Vietnam Bans Gold Imports
Suspension of Vietnamese gold imports could trigger a scramble for safe-haven hard assets...
THE GOVERNMENT in Hanoi has chosen a novel method to try and contain Vietnam's trade deficit – which has already tripled this year, reports Commodity Online.
It's temporarily banned new Gold imports.
With the local stock and real estate markets falling fast – taking the Vietnamese currency, the Dong, with them – price inflation for consumers has now reached 25% year on year.
The second largest market for gold exports in the world, Vietnam has already imported 60 tonnes of gold valued at $1.8 billion so far in 2008, an increase of 100% over the same period last year.
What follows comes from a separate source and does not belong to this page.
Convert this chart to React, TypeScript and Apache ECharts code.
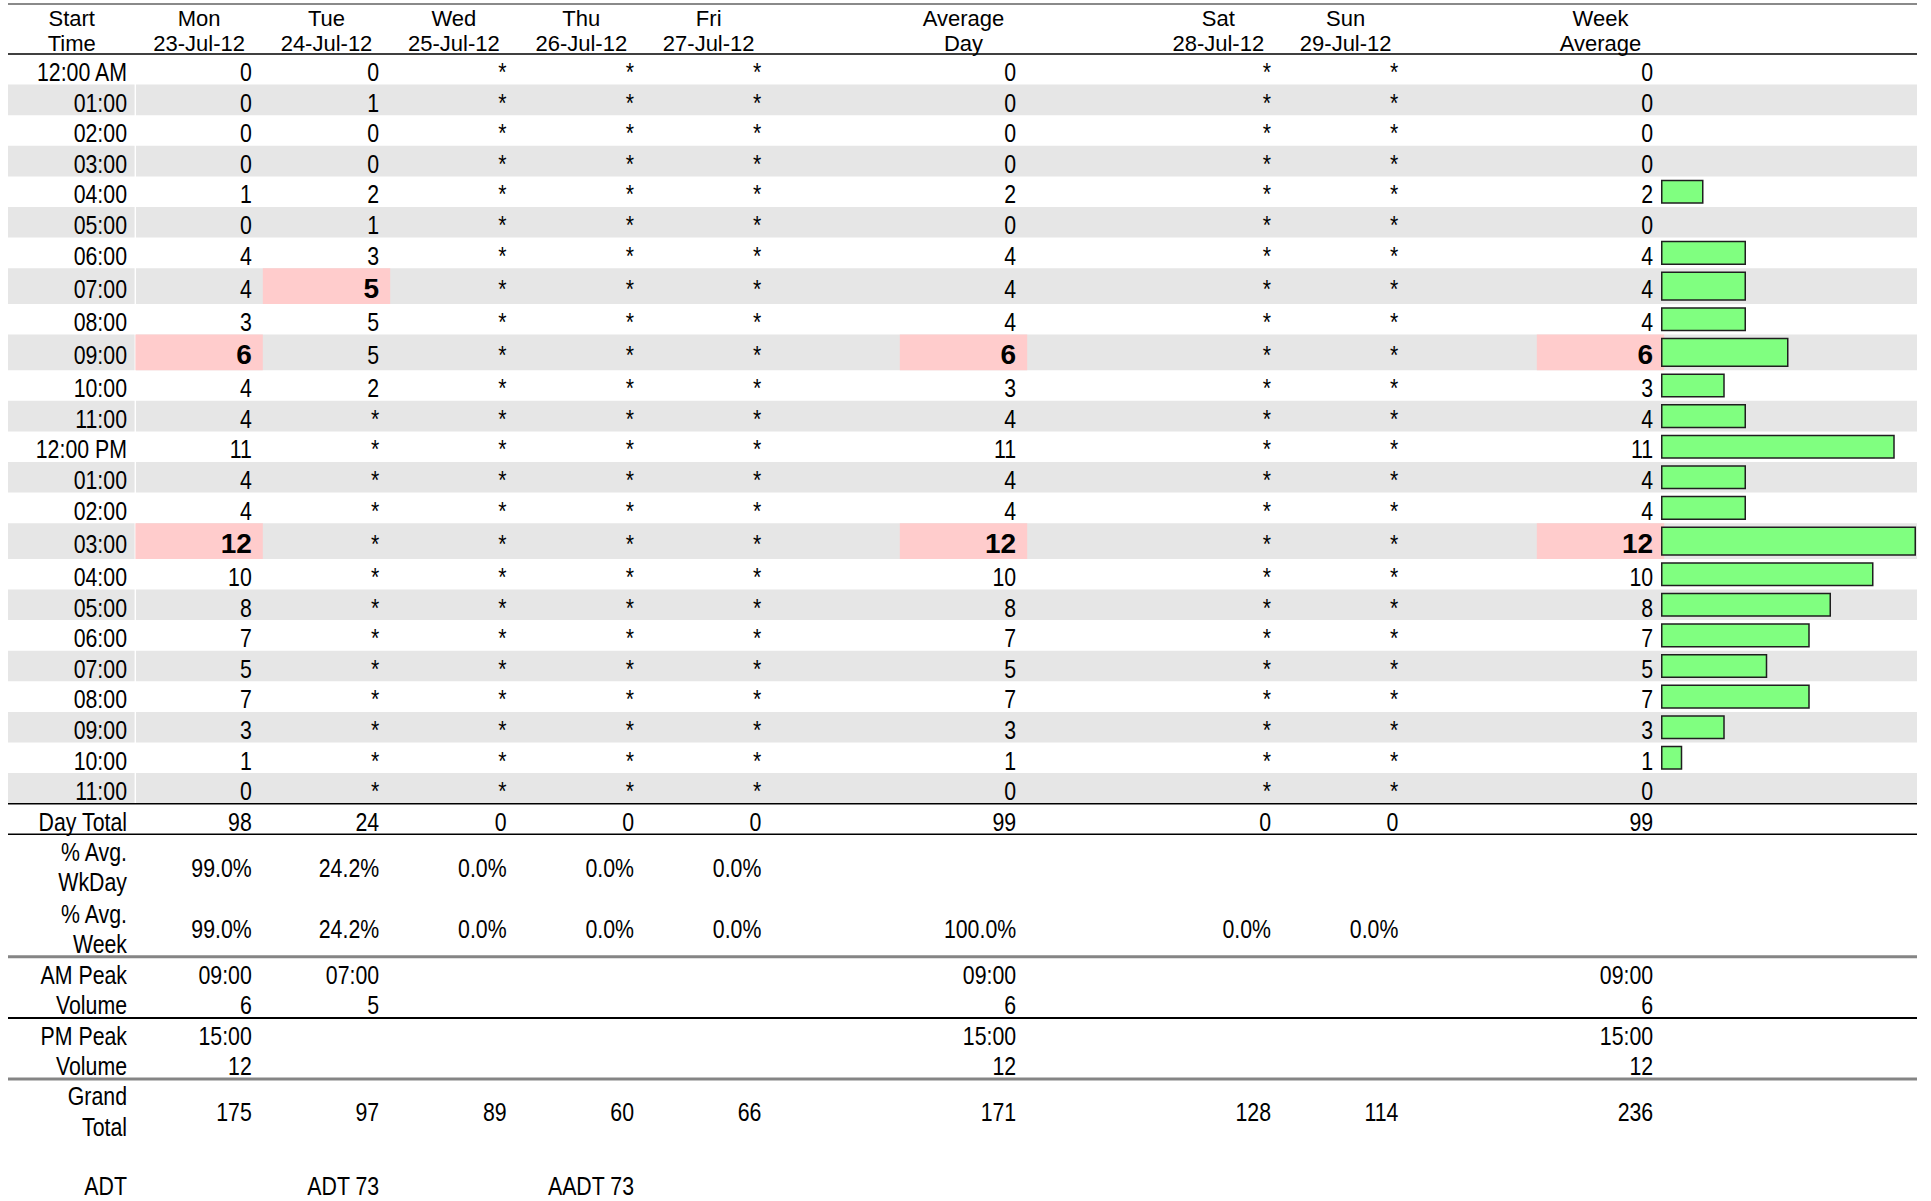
import React, { useEffect, useRef } from "react";
import * as echarts from "echarts";

// ---------------- DATA ----------------
const N = null;
const hourLabels = [
  "12:00 AM", "01:00", "02:00", "03:00", "04:00", "05:00", "06:00", "07:00", "08:00", "09:00", "10:00", "11:00",
  "12:00 PM", "01:00", "02:00", "03:00", "04:00", "05:00", "06:00", "07:00", "08:00", "09:00", "10:00", "11:00",
];
const monValues = [0, 0, 0, 0, 1, 0, 4, 4, 3, 6, 4, 4, 11, 4, 4, 12, 10, 8, 7, 5, 7, 3, 1, 0];
const tueValues = [0, 1, 0, 0, 2, 1, 3, 5, 5, 5, 2, N, N, N, N, N, N, N, N, N, N, N, N, N];
const wedValues = [N, N, N, N, N, N, N, N, N, N, N, N, N, N, N, N, N, N, N, N, N, N, N, N];
const thuValues = [N, N, N, N, N, N, N, N, N, N, N, N, N, N, N, N, N, N, N, N, N, N, N, N];
const friValues = [N, N, N, N, N, N, N, N, N, N, N, N, N, N, N, N, N, N, N, N, N, N, N, N];
const avgDayValues = [0, 0, 0, 0, 2, 0, 4, 4, 4, 6, 3, 4, 11, 4, 4, 12, 10, 8, 7, 5, 7, 3, 1, 0];
const satValues = [N, N, N, N, N, N, N, N, N, N, N, N, N, N, N, N, N, N, N, N, N, N, N, N];
const sunValues = [N, N, N, N, N, N, N, N, N, N, N, N, N, N, N, N, N, N, N, N, N, N, N, N];
const weekAvgValues = [0, 0, 0, 0, 2, 0, 4, 4, 4, 6, 3, 4, 11, 4, 4, 12, 10, 8, 7, 5, 7, 3, 1, 0];

const dayNames = ["Mon", "Tue", "Wed", "Thu", "Fri"];
const dayDates = ["23-Jul-12", "24-Jul-12", "25-Jul-12", "26-Jul-12", "27-Jul-12"];
const weekendNames = ["Sat", "Sun"];
const weekendDates = ["28-Jul-12", "29-Jul-12"];
const weekdayGrandTotals = [175, 97, 89, 60, 66];
const avgDayGrandTotal = 171;
const weekendGrandTotals = [128, 114];
const weekGrandTotal = 236;
const adtValue = 73;
const aadtValue = 73;

// ---------------- LAYOUT ----------------
const COLW = 127.4;
const LEFT = 8;
const RIGHT = 1917;
const TOP = 4;
const HEIGHT = 1197;
const UNIT = 30.6;
const X_END = (RIGHT - LEFT) / COLW;
const Y_END = HEIGHT / UNIT;
const ANCHOR = 11 / COLW;
const LABEL_X = (127 - LEFT) / COLW;
const LABEL_BAND_END = (134.6 - LEFT) / COLW;
const DATA_BAND_START = (136 - LEFT) / COLW;
const HEADER_H = 50 / UNIT;
const PEAK_ROW = 35.7 / UNIT;
const TEXT_DY = 0.08;
const BAR_PAD = 0.13;
const NARROW = 0.82;

const FONT_BODY = '"Liberation Sans", Arial, sans-serif';
const FONT_HEAD = '"Liberation Sans", Arial, sans-serif';
const BAND = "#e6e6e6";
const PINK = "#ffcccc";

type Col = {
  pos: number;
  head: [string, string];
  values: (number | null)[];
  grand: number;
  wkday: boolean;
  week: boolean;
};

const columns: Col[] = [
  { pos: 1, head: [dayNames[0], dayDates[0]], values: monValues, grand: weekdayGrandTotals[0], wkday: true, week: true },
  { pos: 2, head: [dayNames[1], dayDates[1]], values: tueValues, grand: weekdayGrandTotals[1], wkday: true, week: true },
  { pos: 3, head: [dayNames[2], dayDates[2]], values: wedValues, grand: weekdayGrandTotals[2], wkday: true, week: true },
  { pos: 4, head: [dayNames[3], dayDates[3]], values: thuValues, grand: weekdayGrandTotals[3], wkday: true, week: true },
  { pos: 5, head: [dayNames[4], dayDates[4]], values: friValues, grand: weekdayGrandTotals[4], wkday: true, week: true },
  { pos: 7, head: ["Average", "Day"], values: avgDayValues, grand: avgDayGrandTotal, wkday: false, week: true },
  { pos: 9, head: [weekendNames[0], weekendDates[0]], values: satValues, grand: weekendGrandTotals[0], wkday: false, week: true },
  { pos: 10, head: [weekendNames[1], weekendDates[1]], values: sunValues, grand: weekendGrandTotals[1], wkday: false, week: true },
  { pos: 12, head: ["Week", "Average"], values: weekAvgValues, grand: weekGrandTotal, wkday: false, week: false },
];

const sum = (a: (number | null)[]) => a.reduce((s: number, v) => s + (v == null ? 0 : v), 0);
function peakOf(a: (number | null)[], from: number, to: number) {
  let best = -1;
  let idx = -1;
  for (let i = from; i < to; i++) {
    const v = a[i];
    if (v != null && v > best) {
      best = v;
      idx = i;
    }
  }
  return idx < 0 ? null : { idx, value: best };
}
const pad2 = (n: number) => (n < 10 ? "0" + n : "" + n);

type Item = {
  kind: "band" | "text" | "rule";
  x0: number;
  y0: number;
  x1?: number;
  y1?: number;
  text?: string;
  align?: string;
  size?: number;
  family?: string;
  bold?: boolean;
  sx?: number;
  fill?: string;
  lw?: number;
};

function buildOption() {
  const peaks = columns.map((c) => ({ am: peakOf(c.values, 0, 12), pm: peakOf(c.values, 12, 24) }));
  const peakRows = new Set<number>();
  peaks.forEach((p) => {
    if (p.am) peakRows.add(p.am.idx);
    if (p.pm) peakRows.add(p.pm.idx);
  });
  const rowTops: number[] = [];
  const rowBots: number[] = [];
  let y = HEADER_H;
  for (let i = 0; i < hourLabels.length; i++) {
    rowTops.push(y);
    y += peakRows.has(i) ? PEAK_ROW : 1;
    rowBots.push(y);
  }
  const hoursEnd = y;

  const bands: Item[] = [];
  const texts: Item[] = [];
  const rules: Item[] = [];
  const band = (x0: number, y0: number, x1: number, y1: number, fill: string) =>
    bands.push({ kind: "band", x0, y0, x1, y1, fill });
  const txt = (x: number, yy: number, s: string, o: Partial<Item> = {}) =>
    texts.push({ kind: "text", x0: x, y0: yy, text: s, align: "right", size: 26, family: FONT_BODY, sx: NARROW, ...o });
  const head = (x: number, yy: number, s: string) =>
    txt(x, yy, s, { align: "center", size: 22, family: FONT_HEAD, sx: 1 });
  const rule = (yy: number, fill: string, lw: number) => rules.push({ kind: "rule", x0: 0, y0: yy, x1: X_END, fill, lw });

  // header
  head(0.5, 0.474, "Start");
  head(0.5, 1.275, "Time");
  columns.forEach((c) => {
    head(c.pos + 0.5, 0.474, c.head[0]);
    head(c.pos + 0.5, 1.275, c.head[1]);
  });

  // hour rows
  hourLabels.forEach((lab, i) => {
    const t = rowTops[i];
    const b = rowBots[i];
    if (i % 2 === 1) {
      band(0, t, LABEL_BAND_END, b, BAND);
      band(DATA_BAND_START, t, X_END, b, BAND);
    }
    const mid = (t + b) / 2 + TEXT_DY;
    txt(LABEL_X, mid, lab);
    columns.forEach((c, ci) => {
      const v = c.values[i];
      const p = peaks[ci];
      const isPeak = (p.am && p.am.idx === i) || (p.pm && p.pm.idx === i);
      if (isPeak) {
        band(c.pos, t, c.pos + 1, b, PINK);
        txt(c.pos + 1 - ANCHOR, mid, String(v), { bold: true, size: 28, family: FONT_HEAD, sx: 1 });
      } else {
        txt(c.pos + 1 - ANCHOR, mid, v == null ? "*" : String(v));
      }
    });
  });

  // summary rows
  const totals = columns.map((c) => sum(c.values));
  const avgTotal = totals[5];
  const weekTotal = totals[8];
  const L1 = 0.58;
  const L2 = 1.56;
  const LM = 1.08;

  const dtTop = hoursEnd;
  txt(LABEL_X, dtTop + 0.5 + TEXT_DY, "Day Total");
  columns.forEach((c, ci) => txt(c.pos + 1 - ANCHOR, dtTop + 0.5 + TEXT_DY, String(totals[ci])));

  const wkTop = dtTop + 1;
  txt(LABEL_X, wkTop + L1, "% Avg.");
  txt(LABEL_X, wkTop + L2, "WkDay");
  columns.forEach((c, ci) => {
    if (c.wkday) txt(c.pos + 1 - ANCHOR, wkTop + LM, ((totals[ci] / avgTotal) * 100).toFixed(1) + "%");
  });

  const weTop = wkTop + 2;
  txt(LABEL_X, weTop + L1, "% Avg.");
  txt(LABEL_X, weTop + L2, "Week");
  columns.forEach((c, ci) => {
    if (c.week) txt(c.pos + 1 - ANCHOR, weTop + LM, ((totals[ci] / weekTotal) * 100).toFixed(1) + "%");
  });

  const amTop = weTop + 2;
  txt(LABEL_X, amTop + L1, "AM Peak");
  txt(LABEL_X, amTop + L2, "Volume");
  const pmTop = amTop + 2;
  txt(LABEL_X, pmTop + L1, "PM Peak");
  txt(LABEL_X, pmTop + L2, "Volume");
  columns.forEach((c, ci) => {
    const p = peaks[ci];
    if (p.am) {
      txt(c.pos + 1 - ANCHOR, amTop + L1, pad2(p.am.idx) + ":00");
      txt(c.pos + 1 - ANCHOR, amTop + L2, String(p.am.value));
    }
    if (p.pm) {
      txt(c.pos + 1 - ANCHOR, pmTop + L1, pad2(p.pm.idx) + ":00");
      txt(c.pos + 1 - ANCHOR, pmTop + L2, String(p.pm.value));
    }
  });

  const gtTop = pmTop + 2;
  txt(LABEL_X, gtTop + 0.55, "Grand");
  txt(LABEL_X, gtTop + 1.54, "Total");
  columns.forEach((c) => txt(c.pos + 1 - ANCHOR, gtTop + 1.05, String(c.grand)));

  const adtY = gtTop + 3.49;
  txt(LABEL_X, adtY, "ADT");
  txt(columns[1].pos + 1 - ANCHOR, adtY, "ADT " + adtValue);
  txt(columns[3].pos + 1 - ANCHOR, adtY, "AADT " + aadtValue);

  // rules
  rule(0, "#8a8a8a", 2);
  rule(HEADER_H, "#000", 1.5);
  rule(hoursEnd, "#000", 1.5);
  rule(dtTop + 1, "#000", 1.5);
  rule(amTop, "#858585", 3);
  rule(pmTop, "#000", 2);
  rule(gtTop, "#858585", 3);

  const items: Item[] = [...bands, ...texts, ...rules];
  const maxBar = Math.max(...(weekAvgValues as number[]));

  return {
    animation: false,
    backgroundColor: "#fff",
    grid: [
      { left: LEFT, top: TOP, width: RIGHT - LEFT, height: HEIGHT, containLabel: false },
      { left: 1661, top: TOP, width: 255, height: HEIGHT, containLabel: false },
    ],
    xAxis: [
      { type: "value", gridIndex: 0, min: 0, max: X_END, show: false },
      { type: "value", gridIndex: 1, min: 0, max: maxBar, show: false },
    ],
    yAxis: [
      { type: "value", gridIndex: 0, min: 0, max: Y_END, inverse: true, show: false },
      { type: "value", gridIndex: 1, min: 0, max: Y_END, inverse: true, show: false },
    ],
    series: [
      {
        type: "custom",
        xAxisIndex: 0,
        yAxisIndex: 0,
        silent: true,
        data: items.map((it) => [it.x0, it.y0]),
        renderItem: (params: any, api: any) => {
          const it = items[params.dataIndex];
          if (it.kind === "band") {
            const p0 = api.coord([it.x0, it.y0]);
            const p1 = api.coord([it.x1, it.y1]);
            return {
              type: "rect",
              shape: { x: p0[0], y: p0[1], width: p1[0] - p0[0], height: p1[1] - p0[1] },
              style: { fill: it.fill },
            };
          }
          if (it.kind === "rule") {
            const p0 = api.coord([it.x0, it.y0]);
            const p1 = api.coord([it.x1, it.y0]);
            return {
              type: "line",
              shape: { x1: p0[0], y1: p0[1], x2: p1[0], y2: p1[1] },
              style: { stroke: it.fill, lineWidth: it.lw },
            };
          }
          const p = api.coord([it.x0, it.y0]);
          return {
            type: "text",
            x: p[0],
            y: p[1],
            scaleX: it.sx,
            style: {
              text: it.text,
              fill: "#000",
              align: it.align,
              verticalAlign: "middle",
              fontSize: it.size,
              fontFamily: it.family,
              fontWeight: it.bold ? "bold" : "normal",
            },
          };
        },
      },
      {
        type: "custom",
        xAxisIndex: 1,
        yAxisIndex: 1,
        silent: true,
        data: weekAvgValues.map((v, i) => [v, rowTops[i]]),
        renderItem: (params: any, api: any) => {
          const i = params.dataIndex;
          const v = api.value(0);
          if (!v) return null;
          const p0 = api.coord([0, rowTops[i] + BAR_PAD]);
          const p1 = api.coord([v, rowBots[i] - BAR_PAD]);
          return {
            type: "rect",
            shape: { x: p0[0] + 0.75, y: p0[1], width: p1[0] - p0[0] - 1.5, height: p1[1] - p0[1] },
            style: { fill: "#80ff80", stroke: "#1f1f1f", lineWidth: 1.5 },
          };
        },
      },
    ],
  };
}

export default function App() {
  const ref = useRef<HTMLDivElement>(null);
  useEffect(() => {
    const chart = echarts.init(ref.current as HTMLDivElement, null, { renderer: "svg" });
    chart.setOption(buildOption() as any);
    return () => chart.dispose();
  }, []);
  return (
    <div
      ref={ref}
      style={{ position: "absolute", left: 0, top: 0, width: 1931, height: 1201, background: "#fff" }}
    />
  );
}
And after doubling import duties on Gold last month to 1%, but finding little slowdown in response, the government's new suspension of gold imports will cut domestic supplies and may trigger a scramble for safe-haven assets.
Fears that the Dong could fall further in value are making US-Dollar holders reluctant to let go of their foreign exchange. But with fears about the value of the Dollar itself still strong globally, "we've seen high Gold demand as Vietnamese investors have taken a rational decision that this is a hedge against higher inflation and a weak Dollar," said John Shrimpton at Dragon Capital in Ho Chi Minh City to the Financial Times today.
Traditionally, and like private individuals across south-east Asia, Vietnamese citizens have used gold as a way of storing wealth, holding the precious metal instead of more formal bank savings accounts.
Also holding jewelry as well as bullion, they often fund real-estate transactions in Gold – but when inflation is high, as now, many choose gold or the US Dollar to hedge against rising living expenses.
Vietnam imported 77.7 tonnes of gold for jewelry and investments in 2007. On the other hand, the world's No.1 gold consumer, India, imported more than 700 tonnes last year.
Following a year of overheating and high credit growth, 2008 has been strained for Vietnam, where macroeconomic stability was taken for granted as it boasted one of the world's highest growth rates, averaging 7.5% a year since 2000.
Now the central bank have given quotas to 40 banks and trading houses, allowing them to import 73 tonnes of gold in 2008, up slightly from about 70 tonnes permitted in 2007.